Hah! Easy! Let’s make sure it actually worked though. The easiest way for me to tell is maybe by booting up the ISO as a remote-attached ISO through the BMC of one of my computers. It gives me a little read-out of how much data has been loaded over the network. My ISO is 284MiB large, so we should expect about that much data transferred, give or take 1000-vs-1024 measurements. But enough talk, time to boot:

<<< NixOS Stage 1 >>>

loading module loop...
loading module overlay...
loading module dm_mod...
running udev...
Starting version 251.12
starting device mapper and LVM...
mounting tmpfs on /...
waiting for device /dev/root to appear.......
mounting tmpfs on /iso...

There it is, mounting tmpfs on /iso..., exactly what we want to see.
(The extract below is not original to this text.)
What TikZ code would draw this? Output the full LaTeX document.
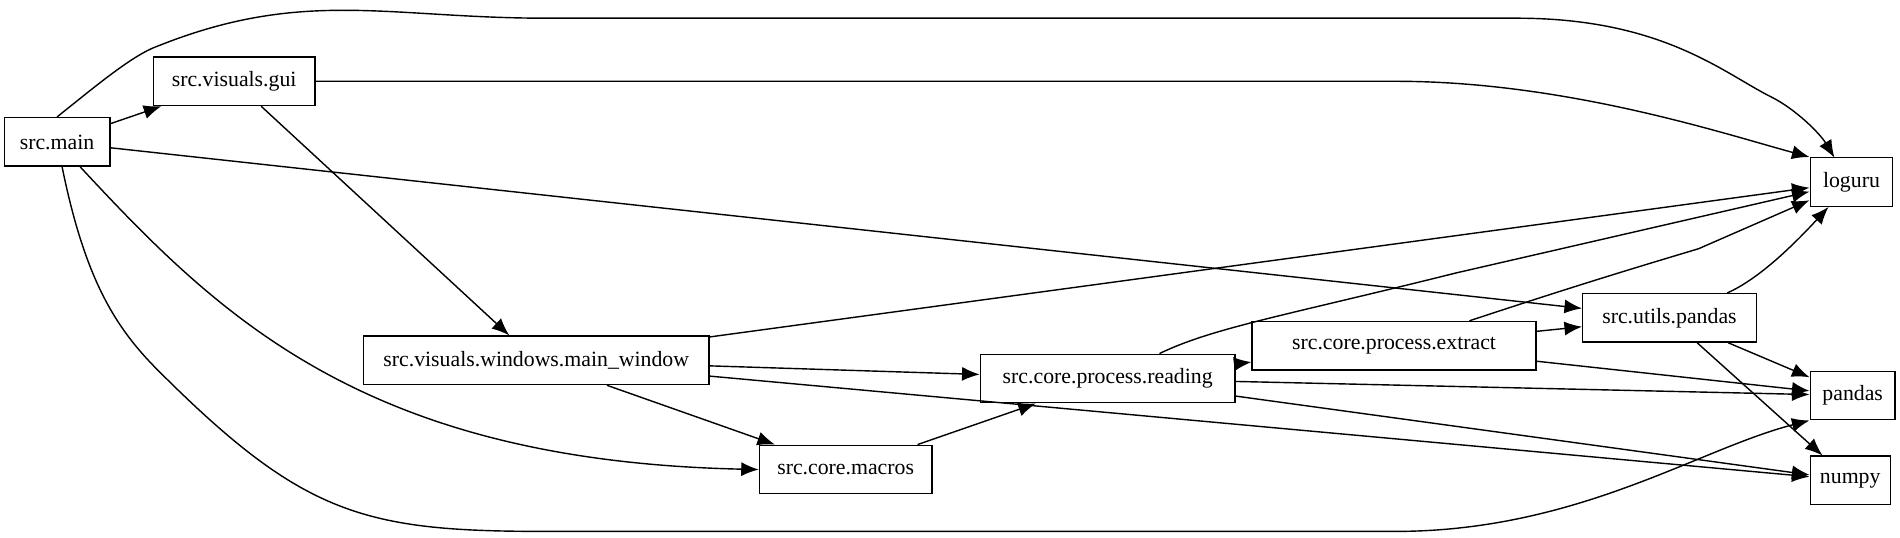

And then my console sat here for awhile as my KVM counted the ISO bytes transmitted up to a nice 284MiB. Just to be sure, I’ll detach the ISO, check the mount point, and then checksum the SquashFS.

# mount
tmpfs on /iso
/iso/nix-store.squashfs on /nix/.ro-store

# sha256sum /iso/nix-store.squashfs
4bb86abad14682f73105943b710e26864a1c6f063f01d9728e489ef98f034039 /iso/nix-store.squashfs

It does in fact work! Thanks, NixOS.